Katilin bu insanların öldürme amacı ne? Madem geçmişle ilgili bir hesaplaşma bu cinayetler, katil neden otuz yıl bekledi? Hasan Hoca bu olayların neresinde? Yoksa kimse göründüğü gibi değil mi? Bu cevapları bulmak için oldukça uğraştım. Ama ‘the mission failed’ canlarım, iyi saklamışlar.
Genç ve Türk yazarların böyle kitaplarını okudukça çok mutlu oluyorum. Emin olun öyle iyi yazarlarımız ve öyle güzel eserleri var ki… Türk yazarları okuyun, Türk polisiyesine destek olun. Beğenmediniz mi? Eleştirin. Eleştirin ki daha iyisi yazılsın. Ama destek olmaktan vazgeçmeyin. İnanın şu çok satanlarda gördüğünüz çoğu polisiye gerilim kitaplarından daha iyi bir kurgusu ve son sayfaya kadar gizemi devam eden bir kitap Kör Kanun. En güzeli de biliyor musunuz? Bizim insanımız, bizim coğrafyamız ve bizim kültürümüz hepsi. Ben neden Amerika’nın sokaklarını okuyayım? Ben Türkiye’nin caddelerini, sokaklarını ve insanlarını okumaktan büyük zevk alıyorum.

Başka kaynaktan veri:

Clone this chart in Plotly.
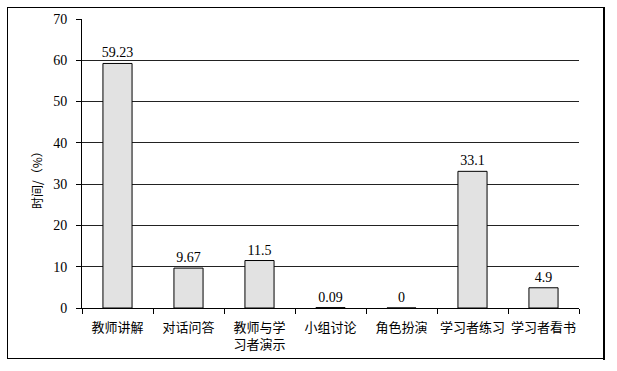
import plotly.graph_objects as go

categories = ["教师讲解", "对话问答", "教师与学<br>习者演示", "小组讨论", "角色扮演", "学习者练习", "学习者看书"]
values = [59.23, 9.67, 11.5, 0.09, 0, 33.1, 4.9]
value_labels = ["59.23", "9.67", "11.5", "0.09", "0", "33.1", "4.9"]
y_ticks = [0, 10, 20, 30, 40, 50, 60, 70]

W, H = 617, 371
L, R, T, B = 82, 579, 19, 308  # plot area pixel bounds

FONT = "Liberation Serif, Noto Sans CJK SC, serif"

fig = go.Figure()
fig.add_trace(go.Bar(
    x=categories, y=values,
    text=value_labels, textposition="outside", cliponaxis=False,
    constraintext="none",
    textfont=dict(family=FONT, size=14, color="black"),
    marker=dict(color="#e2e2e2", line=dict(color="black", width=1)),
    width=0.41,
))

def px_x(p):
    return (p - L) / (R - L)

def px_y(p):
    return (B - p) / (B - T)

def bar_shape(x0, y0, x1, y1):
    return dict(type="rect", xref="paper", yref="paper",
                x0=px_x(x0), x1=px_x(x1), y0=px_y(y1), y1=px_y(y0),
                fillcolor="black", line=dict(width=0), layer="above")

fig.update_layout(
    width=W, height=H,
    margin=dict(l=L, r=W - R, t=T, b=H - B, autoexpand=False),
    paper_bgcolor="white", plot_bgcolor="white",
    showlegend=False,
    font=dict(family=FONT, size=13, color="black"),
    xaxis=dict(
        type="category", showline=True, linecolor="black", linewidth=1,
        ticks="outside", tickson="boundaries", ticklen=5, tickcolor="black",
        tickangle=0, automargin=False, ticklabelstandoff=7,
        tickfont=dict(family="Noto Sans CJK SC", size=13, color="black"),
        showgrid=False,
    ),
    yaxis=dict(
        range=[0, 70], tickvals=y_ticks, showline=True, linecolor="black", linewidth=1,
        ticks="outside", ticklen=5, tickcolor="black", automargin=False,
        ticklabelstandoff=6,
        tickfont=dict(family="Liberation Serif", size=14, color="black"),
        showgrid=True, gridcolor="#222222", gridwidth=1, zeroline=False,
    ),
    annotations=[dict(
        text="时间/（%）", textangle=-90, xref="paper", yref="paper",
        x=px_x(37), y=px_y(177), xanchor="center", yanchor="middle", showarrow=False,
        font=dict(family="Noto Sans CJK SC", size=12, color="black"),
    )],
    shapes=[
        bar_shape(7, 7, 605, 8),      # top
        bar_shape(7, 7, 8, 359),      # left
        bar_shape(7, 358, 605, 359),  # bottom
        bar_shape(603, 7, 605, 360),  # right (shadowed)
    ],
)

post = (
    "document.body.style.margin='0';"
    "document.body.style.overflow='hidden';"
    "var f=document.createElement('div');"
    "f.style.cssText='position:absolute;left:7px;top:7px;width:596px;height:351px;"
    "border-top:1px solid #000;pointer-events:none;';"
    "document.body.appendChild(f);"
)

fig.write_html("out.html", config={"displayModeBar": False}, post_script=post)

“Hey dostum! Sen bir pisliksin tamam mı? Lanet olası federaller.” diyen ve günde 450 donut ve 567 kahve içen züppe bir Amerikan polisini okumak yerine “Oturun önce bir sıcak çayımızı için.” diyen Türk polisi candır. Kör Kanun’da işte anlatmak istediğimin en güzel örneklerinden biri.